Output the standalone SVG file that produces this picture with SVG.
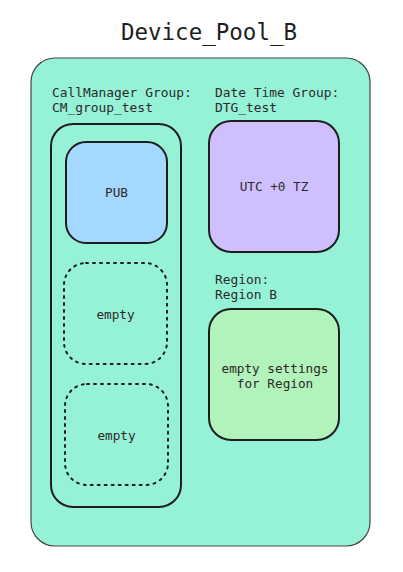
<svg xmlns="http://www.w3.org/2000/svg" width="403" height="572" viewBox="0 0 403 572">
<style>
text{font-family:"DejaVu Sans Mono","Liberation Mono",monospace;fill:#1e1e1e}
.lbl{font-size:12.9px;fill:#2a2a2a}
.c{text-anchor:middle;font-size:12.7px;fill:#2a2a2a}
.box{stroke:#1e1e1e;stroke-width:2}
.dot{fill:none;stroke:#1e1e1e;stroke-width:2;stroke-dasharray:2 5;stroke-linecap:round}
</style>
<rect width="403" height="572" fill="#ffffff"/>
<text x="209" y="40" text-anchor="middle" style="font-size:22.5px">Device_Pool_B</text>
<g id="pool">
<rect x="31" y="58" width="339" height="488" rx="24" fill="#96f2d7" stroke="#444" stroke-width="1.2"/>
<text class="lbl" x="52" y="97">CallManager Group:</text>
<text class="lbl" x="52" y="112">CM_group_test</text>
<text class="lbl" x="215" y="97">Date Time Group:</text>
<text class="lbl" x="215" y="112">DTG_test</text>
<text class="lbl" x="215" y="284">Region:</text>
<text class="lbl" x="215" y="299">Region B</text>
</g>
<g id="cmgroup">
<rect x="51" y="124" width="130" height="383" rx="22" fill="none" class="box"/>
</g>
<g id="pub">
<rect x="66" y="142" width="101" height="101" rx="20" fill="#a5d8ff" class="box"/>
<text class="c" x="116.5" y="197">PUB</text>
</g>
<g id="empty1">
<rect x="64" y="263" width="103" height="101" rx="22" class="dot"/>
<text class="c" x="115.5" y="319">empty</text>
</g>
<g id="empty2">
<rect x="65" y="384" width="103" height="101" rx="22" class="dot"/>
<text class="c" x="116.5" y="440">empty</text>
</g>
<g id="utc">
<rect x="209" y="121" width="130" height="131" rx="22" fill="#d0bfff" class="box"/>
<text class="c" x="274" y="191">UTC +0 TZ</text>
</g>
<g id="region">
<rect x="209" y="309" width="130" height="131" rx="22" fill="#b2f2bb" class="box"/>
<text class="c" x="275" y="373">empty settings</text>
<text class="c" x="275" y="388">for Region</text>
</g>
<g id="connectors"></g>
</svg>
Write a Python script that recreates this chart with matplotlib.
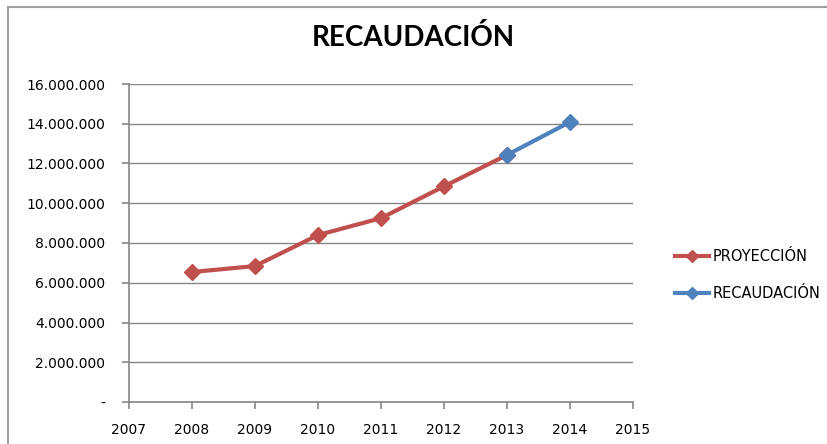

━━━━━━━━━━━━━━━━

## What needs to be done
Copy out the listing exactly as it stands, but not the pictures.

## The output
Output the standalone SVG file that produces this picture with SVG.
<svg xmlns="http://www.w3.org/2000/svg" width="403" height="572" viewBox="0 0 403 572">
<style>
text{font-family:"DejaVu Sans Mono","Liberation Mono",monospace;fill:#1e1e1e}
.lbl{font-size:12.9px;fill:#2a2a2a}
.c{text-anchor:middle;font-size:12.7px;fill:#2a2a2a}
.box{stroke:#1e1e1e;stroke-width:2}
.dot{fill:none;stroke:#1e1e1e;stroke-width:2;stroke-dasharray:2 5;stroke-linecap:round}
</style>
<rect width="403" height="572" fill="#ffffff"/>
<text x="209" y="40" text-anchor="middle" style="font-size:22.5px">Device_Pool_B</text>
<g id="pool">
<rect x="31" y="58" width="339" height="488" rx="24" fill="#96f2d7" stroke="#444" stroke-width="1.2"/>
<text class="lbl" x="52" y="97">CallManager Group:</text>
<text class="lbl" x="52" y="112">CM_group_test</text>
<text class="lbl" x="215" y="97">Date Time Group:</text>
<text class="lbl" x="215" y="112">DTG_test</text>
<text class="lbl" x="215" y="284">Region:</text>
<text class="lbl" x="215" y="299">Region B</text>
</g>
<g id="cmgroup">
<rect x="51" y="124" width="130" height="383" rx="22" fill="none" class="box"/>
</g>
<g id="pub">
<rect x="66" y="142" width="101" height="101" rx="20" fill="#a5d8ff" class="box"/>
<text class="c" x="116.5" y="197">PUB</text>
</g>
<g id="empty1">
<rect x="64" y="263" width="103" height="101" rx="22" class="dot"/>
<text class="c" x="115.5" y="319">empty</text>
</g>
<g id="empty2">
<rect x="65" y="384" width="103" height="101" rx="22" class="dot"/>
<text class="c" x="116.5" y="440">empty</text>
</g>
<g id="utc">
<rect x="209" y="121" width="130" height="131" rx="22" fill="#d0bfff" class="box"/>
<text class="c" x="274" y="191">UTC +0 TZ</text>
</g>
<g id="region">
<rect x="209" y="309" width="130" height="131" rx="22" fill="#b2f2bb" class="box"/>
<text class="c" x="275" y="373">empty settings</text>
<text class="c" x="275" y="388">for Region</text>
</g>
<g id="connectors"></g>
</svg>
Write a Python script that recreates this chart with matplotlib.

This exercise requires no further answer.